This is not a failure of vision or intelligence. Christensen documents case after case of executives who saw the disruptive technology coming, understood its potential, and still could not redirect their organizations. The organizational immune system — composed of financial incentive structures, planning processes, and cultural norms — actively rejected the disruptive threat until it was too late.

**Practical application:** Recognize that your organization's strengths are also its vulnerabilities. If you lead a successful company, create autonomous units with independent resources, processes, and profit formulas that are specifically designed to pursue disruptive opportunities. Do not force these units to compete for resources using the same criteria as the core business.

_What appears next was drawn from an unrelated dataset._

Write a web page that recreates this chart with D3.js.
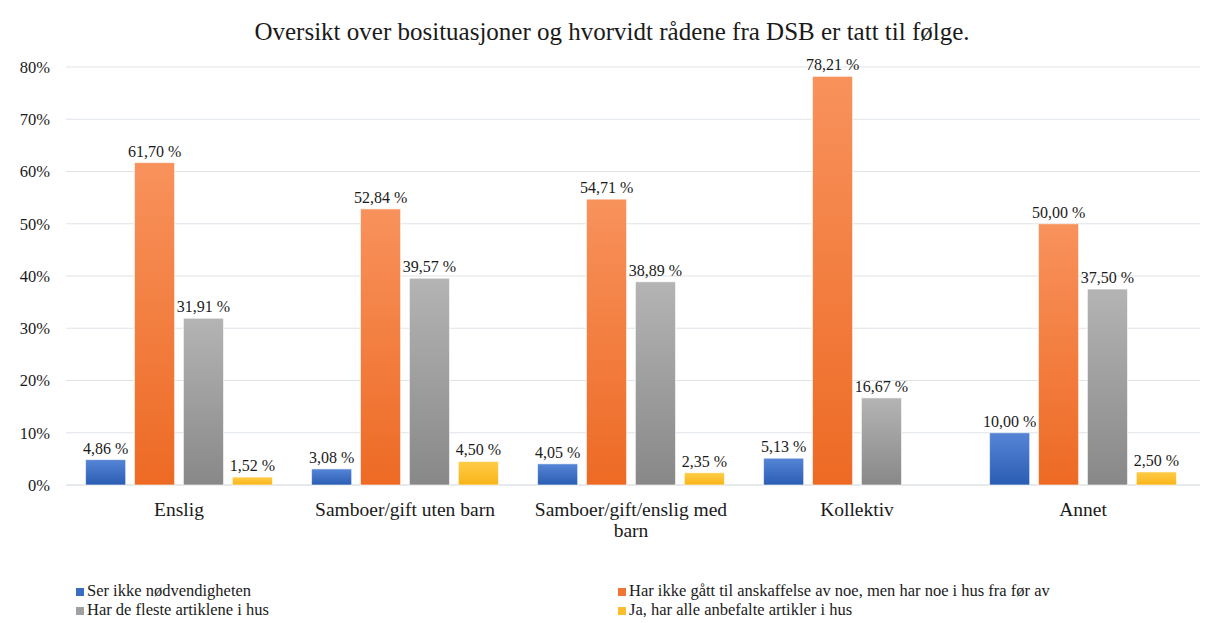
<!DOCTYPE html>
<html>
<head>
<meta charset="utf-8">
<script src="https://cdn.jsdelivr.net/npm/d3@7"></script>
<style>
  body { margin: 0; background: #fff; }
  text { font-family: "Liberation Serif", "Times New Roman", serif; fill: #1a1a1a; }
</style>
</head>
<body>
<script>
// data
const categories = ["Enslig", "Samboer/gift uten barn", "Samboer/gift/enslig med barn", "Kollektiv", "Annet"];
const seriesNames = [
  "Ser ikke nødvendigheten",
  "Har ikke gått til anskaffelse av noe, men har noe i hus fra før av",
  "Har de fleste artiklene i hus",
  "Ja, har alle anbefalte artikler i hus"
];
const serSerIkke   = [4.86, 3.08, 4.05, 5.13, 10.00];
const serHarIkke   = [61.70, 52.84, 54.71, 78.21, 50.00];
const serFleste    = [31.91, 39.57, 38.89, 16.67, 37.50];
const serJaAlle    = [1.52, 4.50, 2.35, null, 2.50];
const yTicks = [0, 10, 20, 30, 40, 50, 60, 70, 80];

const allSeries = [serSerIkke, serHarIkke, serFleste, serJaAlle];
const colors = [
  ["#5685d6", "#2a5db3"],
  ["#f8925c", "#ed6a24"],
  ["#b4b4b4", "#888888"],
  ["#ffcc47", "#f8b418"]
];
const legendColors = ["#3a6cc4", "#f07535", "#a0a0a0", "#fbbd2c"];

const width = 1208, height = 623;
const plotLeft = 66, plotRight = 1196, plotTop = 67, plotBottom = 485;
const serif = "'Liberation Serif', 'Times New Roman', serif";

const svg = d3.select("body").append("svg")
  .attr("width", width).attr("height", height)
  .attr("font-family", serif);

const defs = svg.append("defs");
colors.forEach((c, i) => {
  const g = defs.append("linearGradient")
    .attr("id", "grad" + i)
    .attr("x1", 0).attr("y1", 0).attr("x2", 0).attr("y2", 1);
  g.append("stop").attr("offset", "0%").attr("stop-color", c[0]);
  g.append("stop").attr("offset", "100%").attr("stop-color", c[1]);
});

const x = d3.scaleBand().domain(categories).range([plotLeft, plotRight]);
const xi = d3.scaleBand().domain(d3.range(4)).range([0, x.bandwidth()])
  .paddingInner(0.18).paddingOuter(0.4);
const y = d3.scaleLinear().domain([0, 80]).range([plotBottom, plotTop]);

// title
svg.append("text")
  .attr("x", 612).attr("y", 40)
  .attr("text-anchor", "middle")
  .style("font-size", "25px")
  .text("Oversikt over bosituasjoner og hvorvidt rådene fra DSB er tatt til følge.");

// grid
svg.append("g").selectAll("line")
  .data(yTicks)
  .join("line")
  .attr("x1", plotLeft).attr("x2", 1200)
  .attr("y1", d => y(d)).attr("y2", d => y(d))
  .attr("stroke", d => d === 0 ? "#d0d5dc" : "#dfe3e8")
  .attr("stroke-width", 1.2);

svg.append("g").selectAll("text")
  .data(yTicks)
  .join("text")
  .attr("x", 50).attr("y", d => y(d))
  .attr("dy", "0.35em")
  .attr("text-anchor", "end")
  .style("font-size", "16.5px")
  .text(d => d + "%");

// bars
const fmt = v => d3.format(".2f")(v).replace(".", ",") + " %";
const groups = svg.append("g").selectAll("g")
  .data(categories)
  .join("g")
  .attr("transform", d => `translate(${x(d)},0)`);

groups.each(function(cat, ci) {
  const g = d3.select(this);
  const vals = allSeries.map((s, si) => ({si, v: s[ci]})).filter(d => d.v != null);
  g.selectAll("rect")
    .data(vals)
    .join("rect")
    .attr("x", d => xi(d.si))
    .attr("width", xi.bandwidth())
    .attr("y", d => y(d.v))
    .attr("height", d => y(0) - y(d.v))
    .attr("fill", d => `url(#grad${d.si})`)
    .attr("stroke", "#ffffff")
    .attr("stroke-opacity", 0.6)
    .attr("stroke-width", 1);
  g.selectAll("text.lbl")
    .data(vals)
    .join("text")
    .attr("class", "lbl")
    .attr("x", d => xi(d.si) + xi.bandwidth() / 2)
    .attr("y", d => y(d.v) - 6)
    .attr("text-anchor", "middle")
    .style("font-size", "16px")
    .text(d => fmt(d.v));
});

// category labels
const catLines = {"Samboer/gift/enslig med barn": ["Samboer/gift/enslig med", "barn"]};
svg.append("g").selectAll("text")
  .data(categories)
  .join("text")
  .attr("x", d => x(d) + x.bandwidth() / 2)
  .attr("y", 516)
  .attr("text-anchor", "middle")
  .style("font-size", "19.5px")
  .each(function(d) {
    const lines = catLines[d] || [d];
    d3.select(this).selectAll("tspan")
      .data(lines)
      .join("tspan")
      .attr("x", x(d) + x.bandwidth() / 2)
      .attr("dy", (l, i) => i === 0 ? 0 : 21)
      .text(l => l);
  });

// legend
const legendPos = [[76, 596], [618, 596], [76, 615], [618, 615]];
const leg = svg.append("g").selectAll("g")
  .data(seriesNames)
  .join("g")
  .attr("transform", (d, i) => `translate(${legendPos[i][0]},${legendPos[i][1]})`);
leg.append("rect")
  .attr("x", 0).attr("y", -8).attr("width", 8).attr("height", 8)
  .attr("fill", (d, i) => legendColors[i]);
leg.append("text")
  .attr("x", 11).attr("y", 0)
  .style("font-size", "16.5px")
  .text(d => d);
</script>
</body>
</html>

### 3. The Disk Drive Industry as a Case Study

Christensen uses the disk drive industry as a remarkably detailed case study because it experienced multiple waves of disruption within a compressed time frame. Between 1975 and 1990, the industry transitioned from 14-inch drives to 8-inch, then 5.25-inch, then 3.5-inch, and eventually to even smaller form factors. Each transition followed the same pattern: the new, smaller drive was initially inferior in capacity and performance but superior in size, weight, and eventually cost.

At each transition point, the leading firms in the existing architecture were displaced by entrants. The 14-inch drive makers — companies like Control Data and Storage Technology — dominated their market but failed to lead in 8-inch drives. The 8-inch leaders — like Micropolis and Priam — were displaced by 5.25-inch entrants such as Seagate and Miniscribe. And Seagate itself nearly missed the transition to 3.5-inch drives despite having developed the technology internally.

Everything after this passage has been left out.